L’immenso Bruce Springsteen e il suo “Cinema”… da Dead Man Walking a The Wrestler, da Philadelphia a Sean Penn, da me a te, da noi alla poesia, ed è Human Touch

di Stefano Falotico

Bruce Springsteen

di Stefano Falotico

C’è un uomo che stimo. Per cui tifo!

Chi è? Springsteen? No, sono io che, a sua (s)volta, stima Bruce, che poi appoggia Sean Penn, che lo applaude, lo sceglie per alcune sue colonne sonore, il Boss ci sta, poi Sean lo “tradisce” in “variazione” da Into the Wild per Eddie Vedder, Eddie riconosce parte della sua eredità all’uomo autore di “Nebraska”, così come De Niro ammise di aver assistito a un concerto pazzesco, e qualcuno gli puntò il dito di You talkin’ to me, ispirando non solo il suo celeberrimo monologo allo specchio da memorie dal sottosuolo dostoevskijane d’un Paul Schrader “sassofonista”, simi Clarence “Big Man” Clemons, dei malinconici light of (glory) day-s per una New York, New York scoppiettante di “The Rising”, potenti quanto il crollo delle Torri Gemelle, anche se non so se Liza Minnelli ami Bruce o Patti Scialfa usi più la “tromba”. Toro scatenato è firmato da Schrader sceneggiatore, Gershwin da un altro fuoco pirotecnico. Patti chiari! Ah, mi è chiarissima. Era gnocca, faceva sonar le nacchere e tu mangi gli gnocchi perché non puoi amare il vero “Tunnel of Love”.

Sì, sono un uomo tougher than the rest…

E d’ingiustizie, cazzo, ne ho viste tante.

Matthew Poncelet è colpevole. Sì, uno stupratore. Ma la pena di morte è più bastarda del suo “bad boy”. Tim Robbins dirige il suo Le ali della libertà versione amarissima, senza redemption, Clint Eastwood poi lo “ammazza” nel suo “The River”? No, togli l’articolo determinativo e giudica questa tragedia “mistica”, determinata da uno “stupido” alla Jimmy Marcum, che assassina già un dead man walkin’…

Un incubo da Stephen King che scrive un romanzo sì e uno, pensando alla jungleland di questa vita magnifica e sognante ma che spesso è una “cosa preziosa” da IT nella darkness on the edge of town.

E Bruce ricambia, citando il “par” suo che scrive mentre lui è un musicista storyteller.

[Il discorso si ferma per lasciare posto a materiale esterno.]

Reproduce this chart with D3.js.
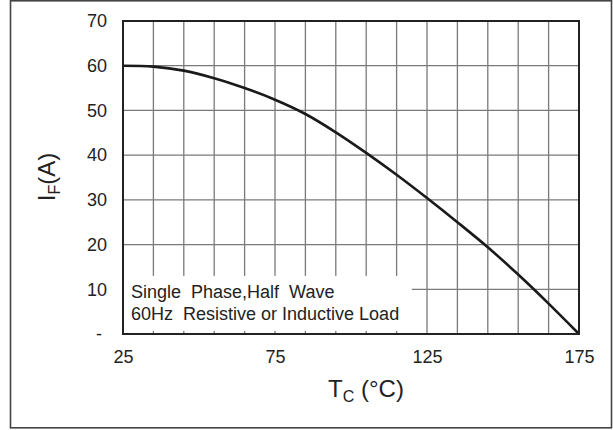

E, in questa nostra ombra dello scorpione, rimarremo (in) Stand by me o, chiusi a ricc(i)o, una volta sistemata la panza, continueremo solo a prender il prossimo per il culo? Sì, ammazziamolo, tanto poi ci consoleremo con la retorica da faciloni.

Attenti, dalla “contaminazione” delle porcate, sapete cos’è, in fondo(schiena), vivere?

Un lottatore, un wrestler.

Se resiste, dopo il sospiro di sollievo, dopo il quasi infarto di “crepacuore”, miei blood brothers, ce lo faremo… un “bagnetto” da “Girls In Their Summer Clothes?”.

– Senti Stefano, non ho capito quello che hai scritto? Perché non te ne vai a fanculo?

– Perché devo andar lì se voglio piazzartelo là da Van Damme?

– Che c’entra Van Damme?

– Infatti, non c’entra però te le centra, suonato!

– Non puoi, sembri Tom Hanks di Forrest Gump.

– No, preferisco Tom di Philadelphia. Perché se non muore, te lo sfonda. E non sarà dolce come gli omosessuali che (s)fotti, faccia di merda.

– Ehi, perché ti comporti così? Che modi sono questi? Stai al mondo!

– Perché? Perché volevi mettere in un ospedale psichiatrico giudiziario uno che scrive libri e, a differenza di te, non passa i sabati a fare il puttaniere!

Stavolta, hai incontrato chi ti (s)batte, stronzo. Fa male?! Non piangere!

E ascolta buona musica. Hai rotto le palle coi tuoi “giradischi”.